Records shown
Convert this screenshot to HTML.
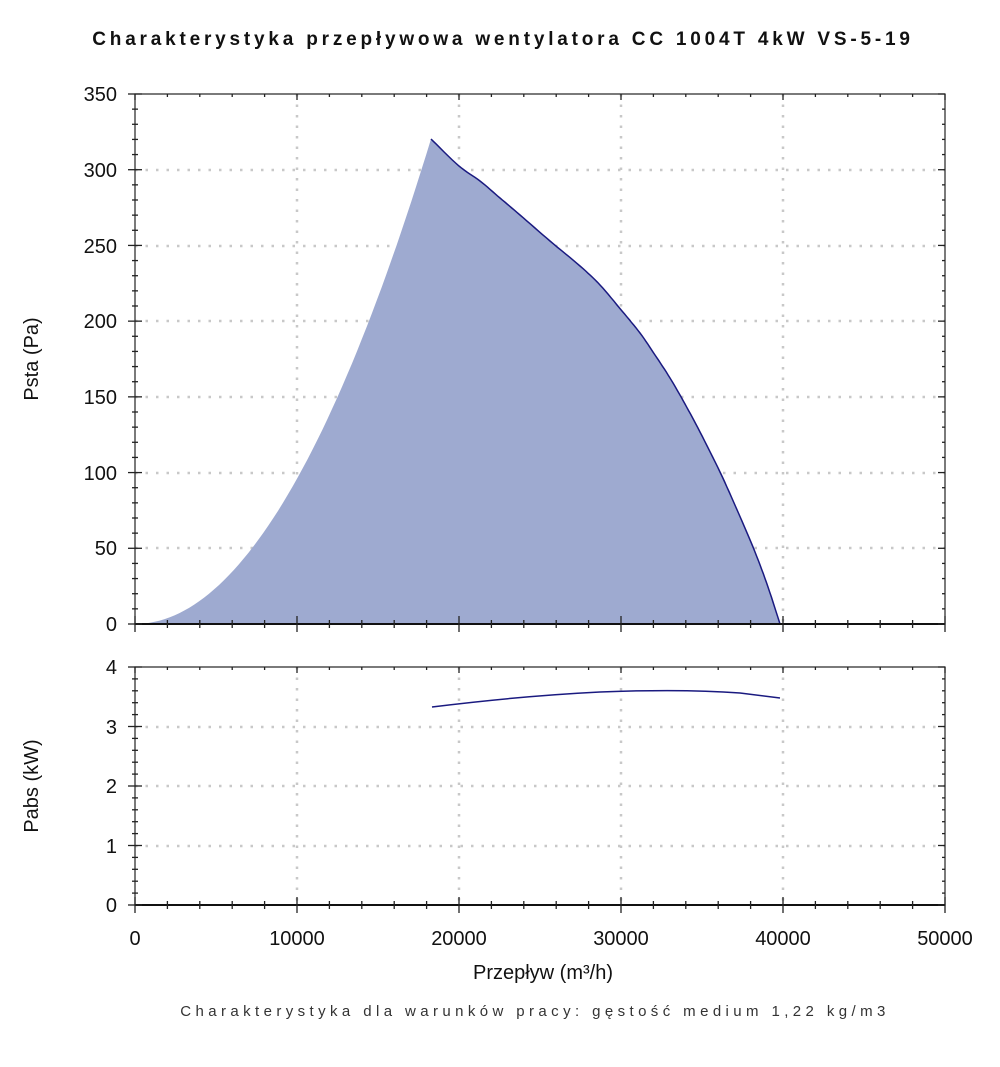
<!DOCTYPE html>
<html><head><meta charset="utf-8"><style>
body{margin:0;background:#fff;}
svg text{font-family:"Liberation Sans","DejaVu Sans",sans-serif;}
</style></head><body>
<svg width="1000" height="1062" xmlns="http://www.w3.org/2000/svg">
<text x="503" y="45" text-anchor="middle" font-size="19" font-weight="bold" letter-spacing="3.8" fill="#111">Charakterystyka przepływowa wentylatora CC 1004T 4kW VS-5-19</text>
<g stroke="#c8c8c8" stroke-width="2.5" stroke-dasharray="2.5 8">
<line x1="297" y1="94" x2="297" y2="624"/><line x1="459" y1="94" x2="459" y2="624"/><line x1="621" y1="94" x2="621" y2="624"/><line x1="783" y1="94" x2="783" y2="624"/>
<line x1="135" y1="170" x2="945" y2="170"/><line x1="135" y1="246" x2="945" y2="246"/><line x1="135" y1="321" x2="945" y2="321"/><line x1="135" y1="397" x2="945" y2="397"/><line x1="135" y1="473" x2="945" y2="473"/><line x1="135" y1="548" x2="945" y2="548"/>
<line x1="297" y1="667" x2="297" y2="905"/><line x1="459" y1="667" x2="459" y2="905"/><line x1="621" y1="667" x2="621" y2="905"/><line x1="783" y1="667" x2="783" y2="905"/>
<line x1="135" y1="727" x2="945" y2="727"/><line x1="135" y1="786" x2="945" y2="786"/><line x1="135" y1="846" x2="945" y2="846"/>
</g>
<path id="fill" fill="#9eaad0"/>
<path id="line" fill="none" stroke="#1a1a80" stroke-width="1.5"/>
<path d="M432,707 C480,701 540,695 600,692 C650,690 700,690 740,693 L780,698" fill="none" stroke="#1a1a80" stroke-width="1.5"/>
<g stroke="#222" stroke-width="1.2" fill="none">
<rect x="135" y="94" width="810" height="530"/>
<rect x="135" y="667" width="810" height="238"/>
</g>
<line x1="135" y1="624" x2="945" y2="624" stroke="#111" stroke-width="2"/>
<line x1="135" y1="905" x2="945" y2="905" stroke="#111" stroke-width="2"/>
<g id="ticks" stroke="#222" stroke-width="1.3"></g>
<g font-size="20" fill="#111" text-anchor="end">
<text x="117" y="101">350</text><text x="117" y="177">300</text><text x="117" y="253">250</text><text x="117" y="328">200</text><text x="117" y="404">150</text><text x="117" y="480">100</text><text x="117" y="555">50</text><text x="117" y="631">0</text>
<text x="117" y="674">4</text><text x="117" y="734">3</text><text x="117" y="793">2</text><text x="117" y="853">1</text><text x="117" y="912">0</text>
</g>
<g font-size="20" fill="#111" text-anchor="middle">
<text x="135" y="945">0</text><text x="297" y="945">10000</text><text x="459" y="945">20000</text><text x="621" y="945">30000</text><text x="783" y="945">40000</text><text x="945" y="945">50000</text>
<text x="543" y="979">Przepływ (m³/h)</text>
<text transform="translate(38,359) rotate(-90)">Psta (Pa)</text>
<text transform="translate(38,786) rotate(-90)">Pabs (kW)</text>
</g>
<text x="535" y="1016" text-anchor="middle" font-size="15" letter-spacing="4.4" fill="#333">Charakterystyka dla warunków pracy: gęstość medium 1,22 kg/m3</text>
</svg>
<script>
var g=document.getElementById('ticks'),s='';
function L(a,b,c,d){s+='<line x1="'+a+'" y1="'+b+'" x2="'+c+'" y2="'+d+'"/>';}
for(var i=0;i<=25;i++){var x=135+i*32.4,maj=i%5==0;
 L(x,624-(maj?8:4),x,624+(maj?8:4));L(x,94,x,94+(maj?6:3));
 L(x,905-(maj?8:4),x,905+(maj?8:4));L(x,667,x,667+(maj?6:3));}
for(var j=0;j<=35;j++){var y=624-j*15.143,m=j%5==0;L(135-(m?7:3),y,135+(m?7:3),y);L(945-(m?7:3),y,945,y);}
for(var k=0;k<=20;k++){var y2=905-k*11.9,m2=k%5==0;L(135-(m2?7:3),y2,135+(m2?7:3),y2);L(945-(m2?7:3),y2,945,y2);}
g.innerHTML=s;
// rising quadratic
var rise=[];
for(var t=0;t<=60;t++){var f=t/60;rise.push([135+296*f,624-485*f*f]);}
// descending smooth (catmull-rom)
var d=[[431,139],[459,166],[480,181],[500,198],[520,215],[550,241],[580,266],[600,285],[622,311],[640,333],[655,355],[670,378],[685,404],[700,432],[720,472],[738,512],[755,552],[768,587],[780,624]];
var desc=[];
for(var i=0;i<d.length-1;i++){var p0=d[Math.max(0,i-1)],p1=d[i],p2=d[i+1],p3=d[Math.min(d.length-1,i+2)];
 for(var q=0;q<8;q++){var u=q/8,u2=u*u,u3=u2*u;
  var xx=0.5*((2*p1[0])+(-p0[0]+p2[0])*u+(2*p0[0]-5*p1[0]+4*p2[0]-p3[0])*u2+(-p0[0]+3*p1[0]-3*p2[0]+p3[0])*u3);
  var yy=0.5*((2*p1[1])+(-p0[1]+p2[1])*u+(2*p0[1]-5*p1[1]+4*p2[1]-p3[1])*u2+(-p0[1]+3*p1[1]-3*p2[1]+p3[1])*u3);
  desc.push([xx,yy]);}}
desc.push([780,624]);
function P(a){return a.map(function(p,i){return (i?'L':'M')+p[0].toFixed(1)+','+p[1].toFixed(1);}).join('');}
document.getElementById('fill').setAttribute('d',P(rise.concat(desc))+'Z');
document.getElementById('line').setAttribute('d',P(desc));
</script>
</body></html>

...

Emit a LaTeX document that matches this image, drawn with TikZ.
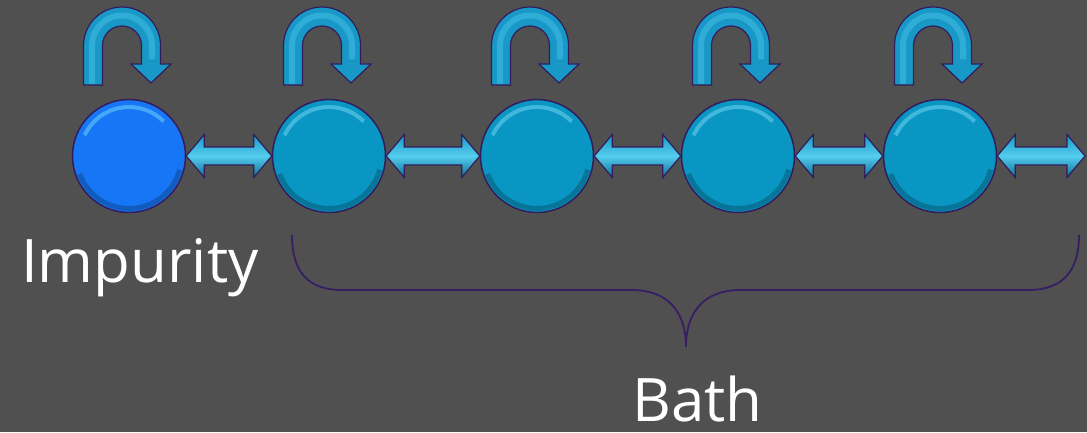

What you have to do
Make a list of all lines in the data that contain "document".

Written reply
var g=document.getElementById('ticks'),s='';
document.getElementById('fill').setAttribute('d',P(rise.concat(desc))+'Z');
document.getElementById('line').setAttribute('d',P(desc));
Emit a LaTeX document that matches this image, drawn with TikZ.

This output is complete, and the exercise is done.